Overfitting and Underfitting

When training machine learning models, our ultimate goal is generalization — performing well not just on training data, but also on unseen test data. Two common problems that prevent this are underfitting and overfitting.

A model fits data by learning patterns from training examples. The quality of this fitting determines how well the model performs on new data.

What Is Underfitting?

Underfitting occurs when a model is too simple to capture the underlying structure of the data.

Performs poorly on both training and test data
High bias, low variance
Cannot represent complex patterns
High training error and high test error

The model fails to learn even the basic trend in the data. It makes strong assumptions that do not hold true.

Examples

Linear regression applied to non-linear data
Very shallow decision trees
Neural networks with too few layers or neurons

Loss Curve Behavior in Underfitting

Training loss remains high
Validation loss also remains high
Loss curves may flatten early or oscillate without meaningful improvement

This indicates the model lacks capacity or has not learned enough.

Proper (Good) Fitting

A properly fitted model captures the true trend in the data without memorizing noise.

Performs well on both training and test data
Balanced bias–variance tradeoff
Low training error and low testing error
Smooth decision boundary or function

Loss Curve Behavior in Proper Fitting

The model follows the general pattern but does not pass through every data point.

Overfitting

Overfitting happens when a model becomes too complex and starts memorizing the training data instead of learning general patterns.
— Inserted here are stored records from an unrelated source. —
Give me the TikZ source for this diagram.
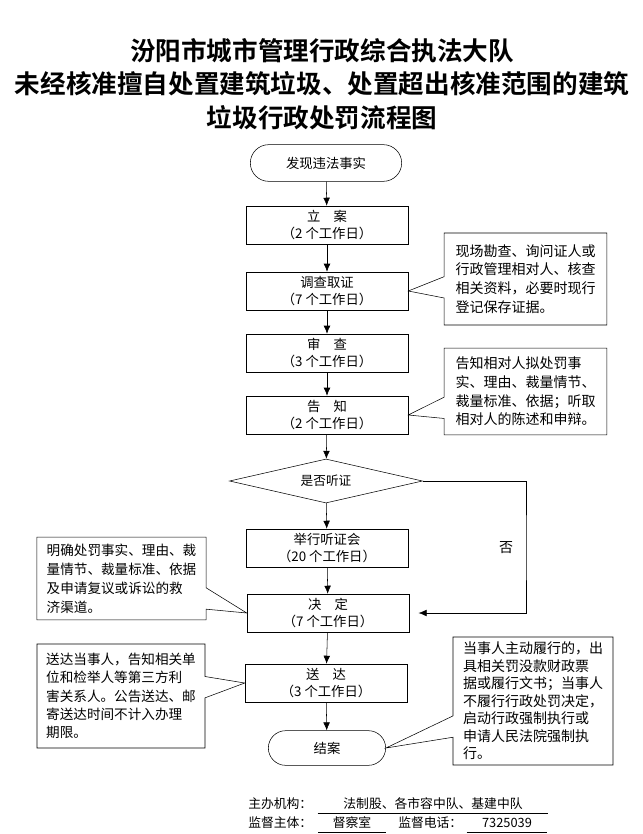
\documentclass[tikz,border=0pt]{standalone}
\usepackage{fontspec}
\setmainfont{Noto Sans CJK SC}[BoldFont={Noto Sans CJK SC Bold}]
\usetikzlibrary{shapes.geometric,shapes.misc,shapes.callouts,arrows.meta}

\begin{document}
\begin{tikzpicture}[x=0.75pt,y=-0.75pt,
	stepbox/.style={draw, rectangle, minimum width=121.5pt, minimum height=28.5pt, inner sep=1pt, align=center, font=\fontsize{10}{13}\selectfont},
	term/.style={draw, rounded rectangle, minimum height=27.5pt, inner sep=1pt, font=\fontsize{10}{13}\selectfont},
	note/.style={draw, rectangle callout, callout pointer width=16pt, inner sep=0pt, align=left, font=\fontsize{10.5}{14}\selectfont},
	foot/.style={inner sep=0pt, minimum height=13.5pt, font=\fontsize{9.6}{12}\selectfont},
	arr/.style={-{Latex[length=6pt,width=5pt]}, thin}]
	\useasboundingbox (0,0) rectangle (642,834);

	% title
	\node[align=center, font=\fontsize{19.2}{25}\selectfont\bfseries] (title) at (322,84) {汾阳市城市管理行政综合执法大队\\未经核准擅自处置建筑垃圾、处置超出核准范围的建筑\\垃圾行政处罚流程图};

	% main flow
	\node[term, minimum width=115.5pt] (start) at (326,163) {发现违法事实};
	\node[stepbox] (lian) at (327,225) {立\quad 案\\（2 个工作日）};
	\node[stepbox] (diao) at (327,291) {调查取证\\（7 个工作日）};
	\node[stepbox] (shen) at (327,353) {审\quad 查\\（3 个工作日）};
	\node[stepbox] (gao) at (327,415) {告\quad 知\\（2 个工作日）};
	\node[draw, diamond, aspect=4.4, minimum width=144.75pt, minimum height=33pt, inner sep=0pt, font=\fontsize{9.5}{12}\selectfont] (dec) at (326,481) {是否听证};
	\node[stepbox] (ting) at (327,548) {举行听证会\\（20 个工作日）};
	\node[stepbox] (jue) at (328,613) {决\quad 定\\（7 个工作日）};
	\node[stepbox] (song) at (326,683) {送\quad 达\\（3 个工作日）};
	\node[term, minimum width=90pt, minimum height=26pt] (end) at (327,748) {结案};

	\draw[arr] (start) -- (lian);
	\draw[arr] (lian) -- (diao);
	\draw[arr] (diao) -- (shen);
	\draw[arr] (shen) -- (gao);
	\draw[arr] (gao) -- (dec);
	\draw[arr] (dec) -- (ting);
	\draw[arr] (ting) -- (jue);
	\draw[arr] (jue) -- (song);
	\draw[arr] (song) -- (end);

	% no hearing
	\coordinate (turn) at (526,548);
	\draw[arr, shorten >=7pt] (dec.east) -| (turn) |- (jue.east);
	\node[font=\fontsize{10.5}{13}\selectfont] (fou) at (506,548) {否};

	% notes
	\node[note, minimum width=122pt, minimum height=69pt, callout absolute pointer={(diao.east)}] (n1) at (525.5,279) {现场勘查、询问证人或\\行政管理相对人、核查\\相关资料，必要时现行\\登记保存证据。};
	\node[note, minimum width=122pt, minimum height=65pt, callout absolute pointer={(gao.east)}] (n2) at (525.5,391.5) {告知相对人拟处罚事\\实、理由、裁量情节、\\裁量标准、依据；听取\\相对人的陈述和申辩。};
	\node[note, font=\fontsize{10.2}{14.2}\selectfont, minimum width=127pt, minimum height=62pt, callout absolute pointer={(jue.west)}] (n3) at (121.5,578.5) {明确处罚事实、理由、裁\\量情节、裁量标准、依据\\及申请复议或诉讼的救\\济渠道。};
	\node[note, font=\fontsize{10.2}{13.7}\selectfont, minimum width=126pt, minimum height=78pt, callout absolute pointer={(song.west)}] (n4) at (121,696) {送达当事人，告知相关单\\位和检举人等第三方利\\害关系人。公告送达、邮\\寄送达时间不计入办理\\期限。};
	\node[note, font=\fontsize{10.5}{13.1}\selectfont, minimum width=120pt, minimum height=96pt, callout absolute pointer={(end.east)}] (n5) at (533,701) {当事人主动履行的，出\\具相关罚没款财政票\\据或履行文书；当事人\\不履行行政处罚决定，\\启动行政强制执行或\\申请人民法院强制执\\行。};

	% footer
	\node[foot, anchor=west] (zb) at (248,804) {主办机构：};
	\node[foot, minimum width=172.5pt] (org) at (433,804) {法制股、各市容中队、基建中队};
	\draw (org.south west) -- (org.south east);
	\node[foot, anchor=west] (jd) at (248,823) {监督主体：};
	\node[foot, minimum width=50pt] (dcs) at (352,823) {督察室};
	\draw (dcs.south west) -- (dcs.south east);
	\node[foot, anchor=west] (dh) at (398,823) {监督电话：};
	\node[foot, minimum width=60pt] (tel) at (507,823) {7325039};
	\draw (tel.south west) -- (tel.south east);
\end{tikzpicture}
\end{document}
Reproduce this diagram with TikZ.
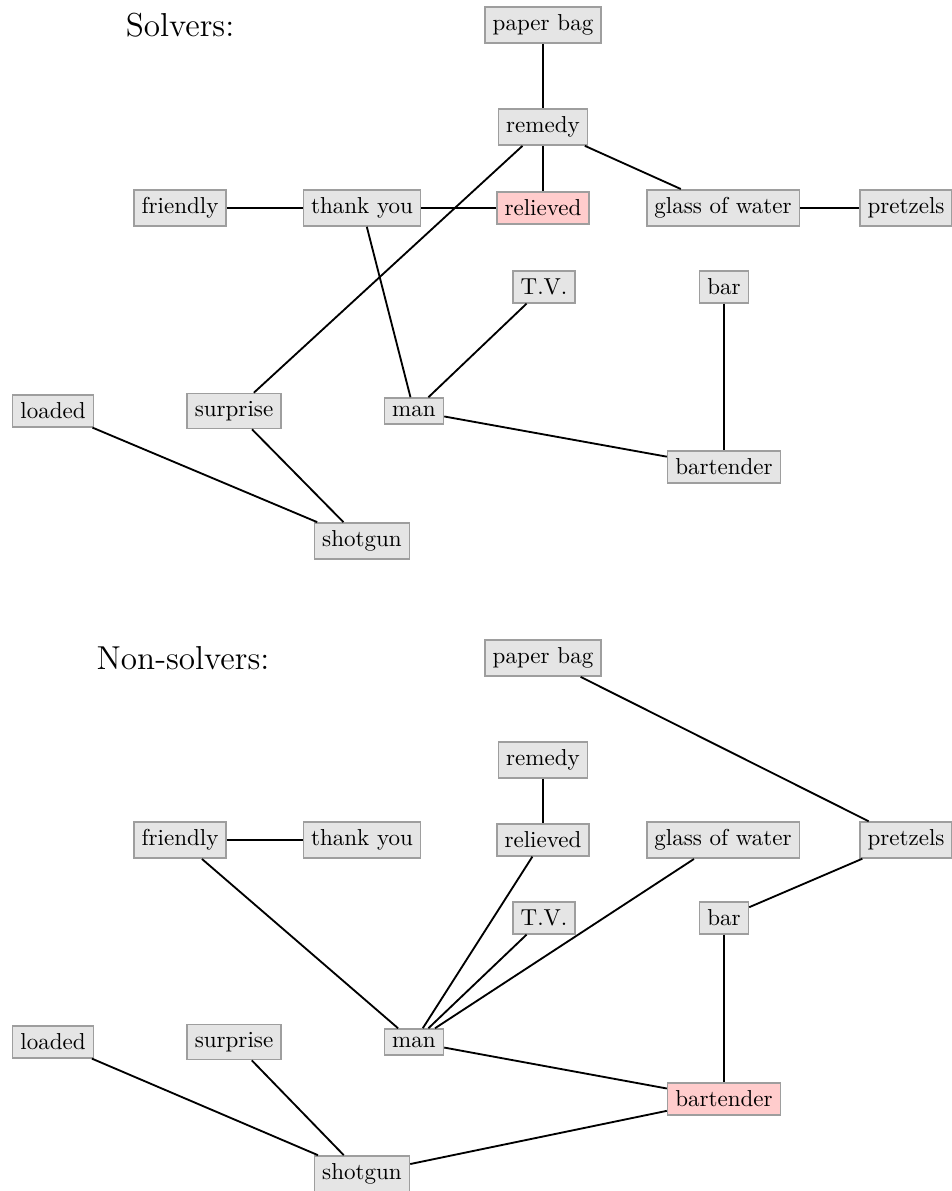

Excellent training accuracy
Poor test accuracy
Low bias, high variance
Low training error, high testing error

The model fits noise and random fluctuations rather than the true signal.

Examples

Deep decision trees
Neural networks without regularization
Models trained too long on small datasets

Loss Curve Behavior in Overfitting

Training loss continuously decreases
Validation loss decreases initially, then starts increasing
Clear divergence between training and validation loss

Why Overfitting Happens (Especially in Neural Networks)

Using very complex models for simple problems
Small datasets that do not represent the true data distribution
Large number of parameters (weights and neurons)
Training for too many epochs

Too complex network has lots of nodes & weights.The weights define the importance of the neurons in the network. Neural networks with many layers and weights try to capture every minor pattern, including noise, which harms generalization.

How to Reduce Overfitting

Use regularization (L1, L2)
Apply dropout
Use early stopping
Perform cross-validation
Collect more data
Simplify the model architecture
Use data augmentation (especially in vision tasks)

How to Avoid Underfitting

Increase model complexity
Check if the model coding has errors
Check if the model architecture is proper or we need more parameters
Train for more epochs
Reduce excessive regularization
Add more relevant features
Use better feature transformations
Tune hyperparameters (learning rate, depth, etc.)
Ensure data quality

Debugging Poor Test Performance

If Both Training and Test Performance Are Poor

Check for underfitting
Verify model implementation
Increase model capacity
Train longer
Tune learning rate and batch size

If Training Is Good but Test Performance Is Poor

Likely overfitting
Apply regularization
Ensure training and test data come from similar distributions

Key Takeaway

Underfitting means the model hasn’t learned enough.
Overfitting means the model has learned too much.
The goal is to learn just enough to generalize.

Achieving the right balance between bias and variance is central to building effective machine learning models.